Copy each line below exactly and leave the pictures out.
* start AVAILABLE DATA *
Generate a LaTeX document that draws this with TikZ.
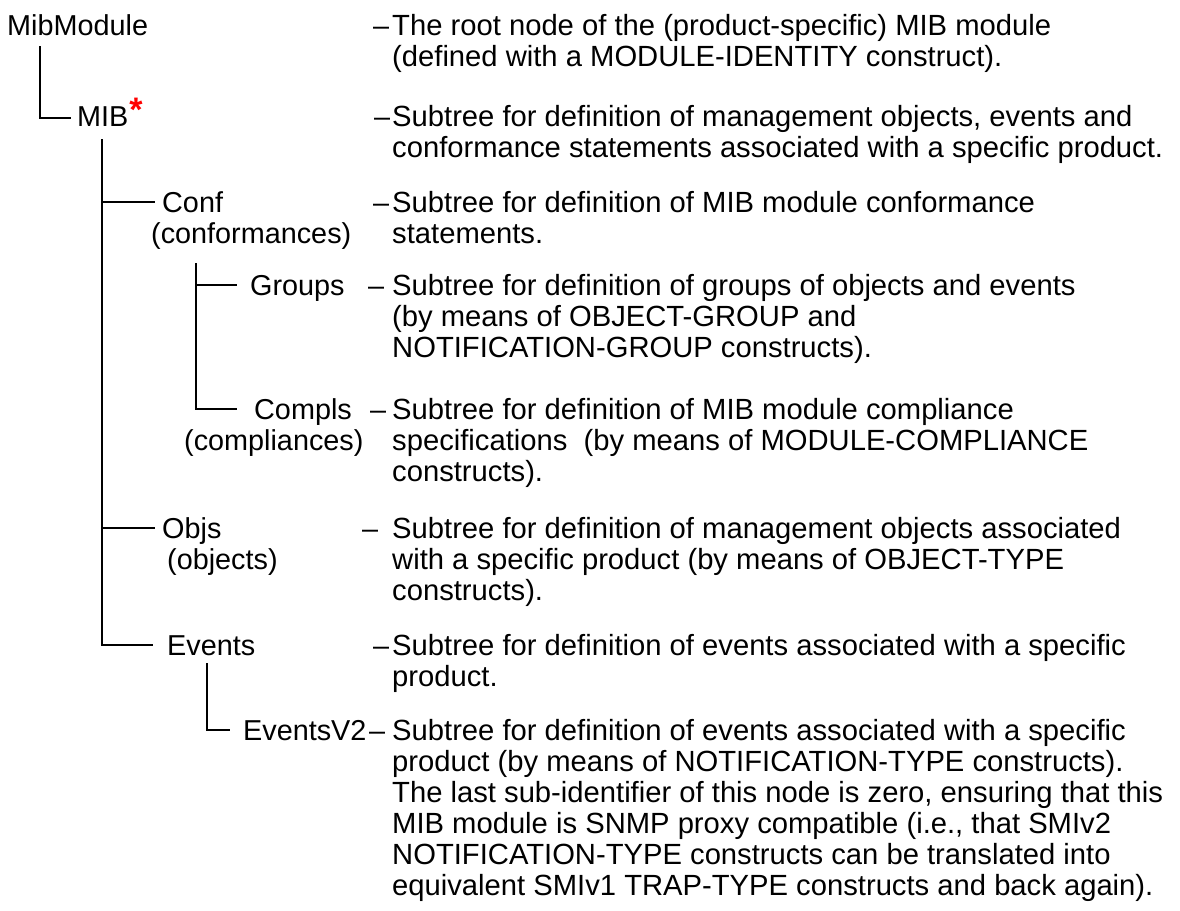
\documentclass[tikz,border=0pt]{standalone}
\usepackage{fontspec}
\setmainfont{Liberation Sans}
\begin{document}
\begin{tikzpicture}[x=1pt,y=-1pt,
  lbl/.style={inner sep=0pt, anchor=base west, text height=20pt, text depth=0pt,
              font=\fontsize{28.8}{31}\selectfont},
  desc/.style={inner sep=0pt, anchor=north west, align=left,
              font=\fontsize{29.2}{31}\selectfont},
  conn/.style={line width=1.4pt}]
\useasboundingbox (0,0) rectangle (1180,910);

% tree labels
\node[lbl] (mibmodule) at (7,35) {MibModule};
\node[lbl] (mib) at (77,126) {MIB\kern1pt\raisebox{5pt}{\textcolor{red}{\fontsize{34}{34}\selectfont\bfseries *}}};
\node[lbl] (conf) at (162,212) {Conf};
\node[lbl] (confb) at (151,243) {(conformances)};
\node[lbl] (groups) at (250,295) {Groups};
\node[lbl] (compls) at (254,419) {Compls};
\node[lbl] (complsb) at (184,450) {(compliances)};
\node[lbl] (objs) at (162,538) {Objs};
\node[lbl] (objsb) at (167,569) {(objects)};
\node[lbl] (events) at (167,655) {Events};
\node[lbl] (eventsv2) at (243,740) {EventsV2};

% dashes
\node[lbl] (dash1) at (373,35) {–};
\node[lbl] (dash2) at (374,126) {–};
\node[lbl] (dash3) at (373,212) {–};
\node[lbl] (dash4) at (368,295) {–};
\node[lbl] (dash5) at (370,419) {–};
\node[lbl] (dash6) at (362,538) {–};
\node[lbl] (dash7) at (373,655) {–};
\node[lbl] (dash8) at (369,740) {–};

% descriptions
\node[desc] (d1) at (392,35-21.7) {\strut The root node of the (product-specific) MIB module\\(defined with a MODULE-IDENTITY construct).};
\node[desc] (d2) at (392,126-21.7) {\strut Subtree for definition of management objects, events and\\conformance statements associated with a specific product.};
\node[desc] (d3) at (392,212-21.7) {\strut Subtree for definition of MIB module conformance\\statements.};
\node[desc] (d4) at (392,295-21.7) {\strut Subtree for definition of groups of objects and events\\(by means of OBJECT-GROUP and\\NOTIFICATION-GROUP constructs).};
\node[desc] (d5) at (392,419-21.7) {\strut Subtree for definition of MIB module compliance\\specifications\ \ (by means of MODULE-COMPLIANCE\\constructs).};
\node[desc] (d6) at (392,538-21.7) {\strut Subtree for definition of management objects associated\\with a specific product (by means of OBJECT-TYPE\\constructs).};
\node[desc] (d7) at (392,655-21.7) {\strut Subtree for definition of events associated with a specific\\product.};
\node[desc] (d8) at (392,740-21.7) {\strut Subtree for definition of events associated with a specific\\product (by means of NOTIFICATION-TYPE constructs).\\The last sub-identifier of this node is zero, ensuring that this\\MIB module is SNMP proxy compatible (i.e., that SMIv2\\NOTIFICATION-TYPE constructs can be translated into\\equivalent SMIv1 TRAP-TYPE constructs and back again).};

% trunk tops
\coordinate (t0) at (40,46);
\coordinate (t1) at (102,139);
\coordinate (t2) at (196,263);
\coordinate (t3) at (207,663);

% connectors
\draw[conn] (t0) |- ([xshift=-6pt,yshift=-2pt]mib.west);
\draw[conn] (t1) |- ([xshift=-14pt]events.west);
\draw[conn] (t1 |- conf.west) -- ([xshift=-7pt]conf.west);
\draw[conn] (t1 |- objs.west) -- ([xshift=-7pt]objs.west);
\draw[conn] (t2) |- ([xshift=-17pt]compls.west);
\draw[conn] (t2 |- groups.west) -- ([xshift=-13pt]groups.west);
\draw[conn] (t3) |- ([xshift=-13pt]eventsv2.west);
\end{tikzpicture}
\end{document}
* end AVAILABLE DATA *
* _SOLUTION TO THIS TASK_:
Generate a LaTeX document that draws this with TikZ.
\documentclass[tikz,border=0pt]{standalone}
\usepackage{fontspec}
\setmainfont{Liberation Sans}
\begin{document}
\begin{tikzpicture}[x=1pt,y=-1pt,
  lbl/.style={inner sep=0pt, anchor=base west, text height=20pt, text depth=0pt,
              font=\fontsize{28.8}{31}\selectfont},
  desc/.style={inner sep=0pt, anchor=north west, align=left,
              font=\fontsize{29.2}{31}\selectfont},
  conn/.style={line width=1.4pt}]
\useasboundingbox (0,0) rectangle (1180,910);

% tree labels
\node[lbl] (mibmodule) at (7,35) {MibModule};
\node[lbl] (mib) at (77,126) {MIB\kern1pt\raisebox{5pt}{\textcolor{red}{\fontsize{34}{34}\selectfont\bfseries *}}};
\node[lbl] (conf) at (162,212) {Conf};
\node[lbl] (confb) at (151,243) {(conformances)};
\node[lbl] (groups) at (250,295) {Groups};
\node[lbl] (compls) at (254,419) {Compls};
\node[lbl] (complsb) at (184,450) {(compliances)};
\node[lbl] (objs) at (162,538) {Objs};
\node[lbl] (objsb) at (167,569) {(objects)};
\node[lbl] (events) at (167,655) {Events};
\node[lbl] (eventsv2) at (243,740) {EventsV2};

% dashes
\node[lbl] (dash1) at (373,35) {–};
\node[lbl] (dash2) at (374,126) {–};
\node[lbl] (dash3) at (373,212) {–};
\node[lbl] (dash4) at (368,295) {–};
\node[lbl] (dash5) at (370,419) {–};
\node[lbl] (dash6) at (362,538) {–};
\node[lbl] (dash7) at (373,655) {–};
\node[lbl] (dash8) at (369,740) {–};

% descriptions
\node[desc] (d1) at (392,35-21.7) {\strut The root node of the (product-specific) MIB module\\(defined with a MODULE-IDENTITY construct).};
\node[desc] (d2) at (392,126-21.7) {\strut Subtree for definition of management objects, events and\\conformance statements associated with a specific product.};
\node[desc] (d3) at (392,212-21.7) {\strut Subtree for definition of MIB module conformance\\statements.};
\node[desc] (d4) at (392,295-21.7) {\strut Subtree for definition of groups of objects and events\\(by means of OBJECT-GROUP and\\NOTIFICATION-GROUP constructs).};
\node[desc] (d5) at (392,419-21.7) {\strut Subtree for definition of MIB module compliance\\specifications\ \ (by means of MODULE-COMPLIANCE\\constructs).};
\node[desc] (d6) at (392,538-21.7) {\strut Subtree for definition of management objects associated\\with a specific product (by means of OBJECT-TYPE\\constructs).};
\node[desc] (d7) at (392,655-21.7) {\strut Subtree for definition of events associated with a specific\\product.};
\node[desc] (d8) at (392,740-21.7) {\strut Subtree for definition of events associated with a specific\\product (by means of NOTIFICATION-TYPE constructs).\\The last sub-identifier of this node is zero, ensuring that this\\MIB module is SNMP proxy compatible (i.e., that SMIv2\\NOTIFICATION-TYPE constructs can be translated into\\equivalent SMIv1 TRAP-TYPE constructs and back again).};

% trunk tops
\coordinate (t0) at (40,46);
\coordinate (t1) at (102,139);
\coordinate (t2) at (196,263);
\coordinate (t3) at (207,663);

% connectors
\draw[conn] (t0) |- ([xshift=-6pt,yshift=-2pt]mib.west);
\draw[conn] (t1) |- ([xshift=-14pt]events.west);
\draw[conn] (t1 |- conf.west) -- ([xshift=-7pt]conf.west);
\draw[conn] (t1 |- objs.west) -- ([xshift=-7pt]objs.west);
\draw[conn] (t2) |- ([xshift=-17pt]compls.west);
\draw[conn] (t2 |- groups.west) -- ([xshift=-13pt]groups.west);
\draw[conn] (t3) |- ([xshift=-13pt]eventsv2.west);
\end{tikzpicture}
\end{document}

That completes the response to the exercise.